Tiempo después se supo que aquella mujer provenía de una antigua familia pachuqueña propietaria de varios terreros que explotaba para la Compañía de Real Monte y Pachuca, pero en los años de la gran depresión –1930 y 1940– cuando el precio de la plata cayó quedaron en la ruina y el padre de doña Mary se suicidó en la barranca cercana a las calles de Quintana Roo.

A partir de entonces doña Mary se dedicó a buscar trabajo, sin lograrlo, pero, gracias a su buena sazón, pudo emprender un pequeño negocio propio, pidió permiso en la presidencia y cuando lo obtuvo convenció a los dueños de la pulquería de las calles de Patoni para la dejaran vender chalupas, sopes y otros picosos antojitos a condición de dar especial precio a los parroquianos de la piquera.

El buen carácter y los suculentos platillos pronto afirmaron doña Mary en las preferencias de los habitantes de los barrios vecinos –El Mosco, El Verdadero Mosco, El Becerro de Oro y otros– quienes acudían con frecuencia a aquella pulquería para saborear los manjares mexicanos de doña Mary.

Mas todo el desgarbo de la chalupera frente al anafre se convertía en pulcritud y buenas maneras cuando, por ahí de las siete de la noche, cuando llegaba a su domicilio en las calles de Quintana Roo, donde tras tomar un buen baño se transformaba en toda una dama, aficionada a la buena música y la literatura clásica.

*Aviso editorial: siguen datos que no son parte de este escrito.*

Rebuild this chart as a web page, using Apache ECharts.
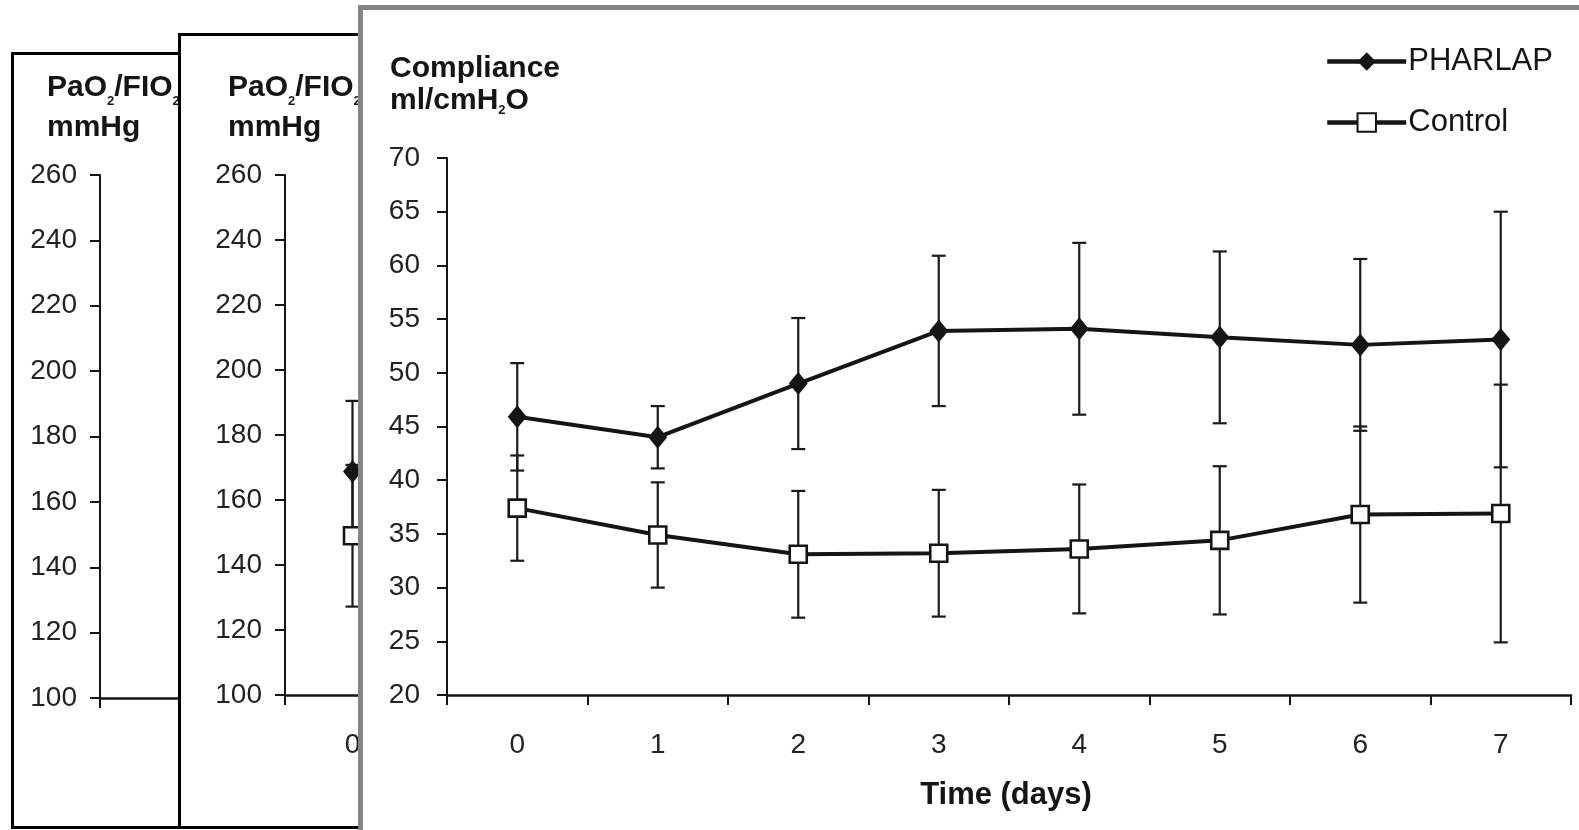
<!DOCTYPE html>
<html>
<head>
<meta charset="utf-8">
<script src="https://cdn.jsdelivr.net/npm/echarts@6/dist/echarts.min.js"></script>
<style>
  html, body { margin: 0; padding: 0; background: #fff; width: 1579px; height: 830px; overflow: hidden; }
  .panel { position: absolute; background: #fff; overflow: hidden; }
  .chart { position: absolute; left: 0; top: 0; width: 100%; height: 100%; }
  .frame { position: absolute; left: 0; top: 0; width: 100%; height: 100%; box-sizing: border-box; pointer-events: none; }
</style>
</head>
<body>
<div class="panel" style="left:11px;top:52px;width:400px;height:777px">
  <div class="chart" id="c1"></div><div class="frame" style="border:3px solid #000"></div>
</div>
<div class="panel" style="left:178px;top:33px;width:1250px;height:796px">
  <div class="chart" id="c2"></div><div class="frame" style="border:3px solid #000"></div>
</div>
<div class="panel" style="left:358px;top:5px;width:1231px;height:835px">
  <div class="chart" id="c3"></div><div class="frame" style="border:5px solid #858585"></div>
</div>
<script>
// Study days on the x axis
const days = ['0', '1', '2', '3', '4', '5', '6', '7'];

// Y tick labels
const pfTicks = [100, 120, 140, 160, 180, 200, 220, 240, 260];
const complianceTicks = [20, 25, 30, 35, 40, 45, 50, 55, 60, 65, 70];

// PaO2/FIO2 (mmHg), day 0
const pfPharlap = [168.8];
const pfPharlapSD = [21.7];
const pfControl = [149.0];
const pfControlSD = [21.8];

// Compliance (ml/cmH2O), days 0-7
const compPharlap = [45.9, 44.0, 49.0, 53.9, 54.1, 53.3, 52.6, 53.1];
const compPharlapSD = [5.0, 2.9, 6.1, 7.0, 8.0, 8.0, 8.0, 11.9];
const compControl = [37.4, 34.9, 33.1, 33.2, 33.6, 34.4, 36.8, 36.9];
const compControlSD = [4.9, 4.9, 5.9, 5.9, 6.0, 6.9, 8.2, 12.0];

const FONT = '"Liberation Sans", Arial, Helvetica, sans-serif';
const INK = '#151515';

function titleRich(lineHeight) {
  return {
    b: { fontSize: 30, fontWeight: 'bold', fontFamily: FONT, color: INK, lineHeight: lineHeight },
    s: { fontSize: 13, fontWeight: 'bold', fontFamily: FONT, color: INK, lineHeight: 12, verticalAlign: 'bottom' }
  };
}

function yAxisFor(ticks, labelMargin) {
  return {
    type: 'value',
    min: ticks[0],
    max: ticks[ticks.length - 1],
    interval: ticks[1] - ticks[0],
    axisLine: { show: true, lineStyle: { color: INK, width: 2 } },
    axisTick: { show: true, length: 10, lineStyle: { color: INK, width: 2 } },
    splitLine: { show: false },
    axisLabel: { color: '#222', fontSize: 28, fontFamily: FONT, margin: labelMargin }
  };
}

function xAxisFor(extra) {
  return Object.assign({
    type: 'category',
    data: days,
    boundaryGap: true,
    axisLine: { show: true, lineStyle: { color: INK, width: 2.5 } },
    axisTick: { show: true, length: 10, lineStyle: { color: INK, width: 2 } },
    axisLabel: { color: '#222', fontSize: 28, fontFamily: FONT, margin: 36 },
    splitLine: { show: false }
  }, extra || {});
}

// Vertical mean ± SD whiskers with caps
function errorBars(means, sds) {
  return {
    type: 'custom',
    silent: true,
    z: 1,
    data: means.map((m, i) => [i, m - sds[i], m + sds[i]]),
    encode: { x: 0, y: [1, 2] },
    renderItem: function (params, api) {
      const lo = api.coord([api.value(0), api.value(1)]);
      const hi = api.coord([api.value(0), api.value(2)]);
      const w = 7;
      const st = { stroke: '#1a1a1a', lineWidth: 2.2 };
      return {
        type: 'group',
        children: [
          { type: 'line', shape: { x1: lo[0], y1: lo[1], x2: hi[0], y2: hi[1] }, style: st },
          { type: 'line', shape: { x1: lo[0] - w, y1: lo[1], x2: lo[0] + w, y2: lo[1] }, style: st },
          { type: 'line', shape: { x1: hi[0] - w, y1: hi[1], x2: hi[0] + w, y2: hi[1] }, style: st }
        ]
      };
    }
  };
}

function meanLine(name, values, isPharlap) {
  return {
    name: name,
    type: 'line',
    data: values,
    z: 3,
    showAllSymbol: true,
    symbol: isPharlap ? 'diamond' : 'rect',
    symbolSize: isPharlap ? [19, 23] : 17,
    lineStyle: { color: INK, width: 4 },
    itemStyle: isPharlap
      ? { color: INK }
      : { color: '#fff', borderColor: INK, borderWidth: 2.6 },
    emphasis: { disabled: true }
  };
}

// Panel 1: PaO2/FIO2 (first panel, mostly covered)
const chart1 = echarts.init(document.getElementById('c1'), null, { renderer: 'canvas' });
chart1.setOption({
  animation: false,
  title: {
    text: '{b|PaO}{s|2}{b|/FIO}{s|2}\n{b|mmHg}',
    left: 36, top: 16, padding: 0,
    textStyle: { rich: titleRich(40) }
  },
  grid: { left: 89, top: 123, right: -1100, bottom: 131 },
  xAxis: xAxisFor({
    axisLabel: { show: false },
    axisTick: { show: true, length: 10, interval: (i) => i === 0, lineStyle: { color: INK, width: 2 } }
  }),
  yAxis: yAxisFor(pfTicks, 23),
  series: []
});

// Panel 2: PaO2/FIO2
const chart2 = echarts.init(document.getElementById('c2'), null, { renderer: 'canvas' });
chart2.setOption({
  animation: false,
  title: {
    text: '{b|PaO}{s|2}{b|/FIO}{s|2}\n{b|mmHg}',
    left: 50, top: 35, padding: 0,
    textStyle: { rich: titleRich(40) }
  },
  grid: { left: 107, top: 142, right: 63, bottom: 134 },
  xAxis: xAxisFor(),
  yAxis: yAxisFor(pfTicks, 23),
  series: [
    errorBars(pfPharlap, pfPharlapSD),
    errorBars(pfControl, pfControlSD),
    meanLine('PHARLAP', pfPharlap, true),
    meanLine('Control', pfControl, false)
  ]
});

// Panel 3: respiratory compliance
const chart3 = echarts.init(document.getElementById('c3'), null, { renderer: 'canvas' });
chart3.setOption({
  animation: false,
  title: {
    text: '{b|Compliance}\n{b|ml/cmH}{s|2}{b|O}',
    left: 32, top: 48, padding: 0,
    textStyle: { rich: titleRich(32) }
  },
  legend: {
    orient: 'vertical',
    left: 967, top: 41, padding: 0,
    itemWidth: 79, itemHeight: 23, itemGap: 30,
    lineStyle: { width: 4.5, color: INK },
    textStyle: { fontSize: 31, color: INK, fontFamily: FONT, padding: [0, 0, 0, -3] },
    data: ['PHARLAP', 'Control']
  },
  grid: { left: 89, top: 153, right: 18, bottom: 145 },
  xAxis: xAxisFor({
    name: 'Time (days)',
    nameLocation: 'middle',
    nameGap: 85,
    nameTextStyle: { fontSize: 31, fontWeight: 'bold', color: INK, fontFamily: FONT, padding: [0, 6, 0, 0] }
  }),
  yAxis: yAxisFor(complianceTicks, 27),
  series: [
    errorBars(compPharlap, compPharlapSD),
    errorBars(compControl, compControlSD),
    meanLine('PHARLAP', compPharlap, true),
    meanLine('Control', compControl, false)
  ]
});
</script>
</body>
</html>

Nadie, dijo el licenciado Arreola –Arreolita–, abogado de la sucesión testamentaria, podría imaginarse ni los antecedentes de aquella mujer ni los lujos que se disimulaban dentro de la que se juzgaba por el exterior como desvencijada pocilga, propiedad de quien se hizo llamar Mary la Chalupera. Huelgan los comentarios.

La fotografía que ilustra esta entrega corresponde a una chalupera, instalada por ahí de 1963, en portales del antiguo edificio del palacio de Gobierno en la esquina de la plaza Constitución con la empinada calle de Patoni.